To put it another way, what I finally learned in an agonizing fashion this week is that my job is basically entirely up to me. My school really doesn't expect anything of me besides being present during the work day and going to class when one is scheduled. That means that I have to truly come up with my own objectives and find ways to spend my own time if I want to take anything away from this opportunity. That was not my understanding of any of the Japanese way of doing things, Japanese schools, Japanese work-places, etc.

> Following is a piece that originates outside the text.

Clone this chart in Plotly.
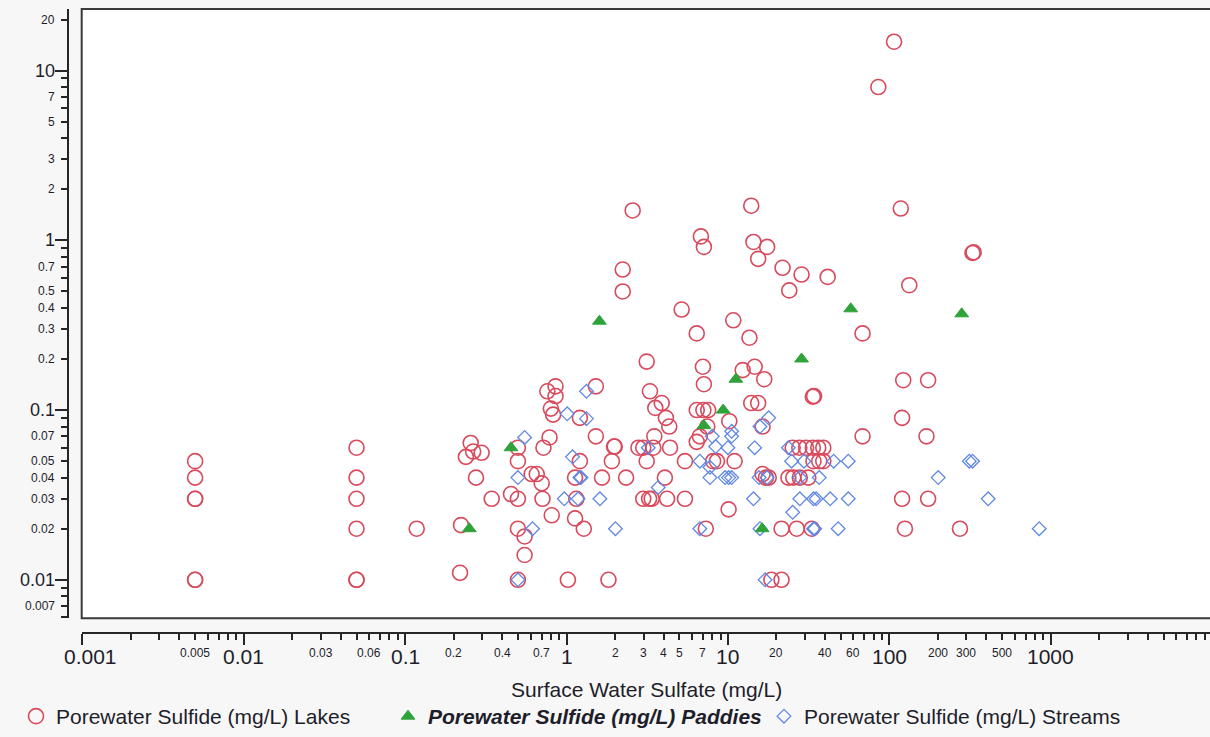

In fact, it was so not what I expected that it really has taken me until this week to learn that what I do in this job is up to me.
 
Friday afternoon, I finally took all of this to heart and the day flew by as I started a craft project creating an English message center where I'll post weekly or monthly discussion questions and the kids can either post public responses or write personal messages to me. I'm really excited about it, and no one assigned it to me and no one ever would because no one has any idea what my job is supposed to be. It's supposed to be whatever I make it be. I`ve heard a big, strange sounding, conjunction of a word used to describe situations like this before. Supposedly, it`s valued by employers and most folks in general. I think it`s called being "self-directed." Hm.
 
Anyway, that`s what I learned this week.
 
Also, life is generally good and mundane. I`m still way up in the air about an actual career choice, and for some reason that seems to have been weighing down on me a lot lately. I can`t stop thinking about what I should be doing with my life after the JET program. Any tips will be greatly appreciated.
 
I`ve had the chance to milk a cow, tend to greenhouse tomatoes, plant flowers, feed a calf, and generally enjoy some other farm-related activities at my agricultural school. That`s definitely my favorite school. Erin and I got the chance to experience three different typs of Japanese festivals in one day on a day off this month. There will be more to say about that later.
 
And, Thanksgiving was awesome, both of them. For one we went over to another ALTs house and for the other we had this fusion-Japan-American Thanksgiving at the house of a retired Marine and his Japanese wife. Details to follow soon!
 
Keep keeping in touch! Love you guys!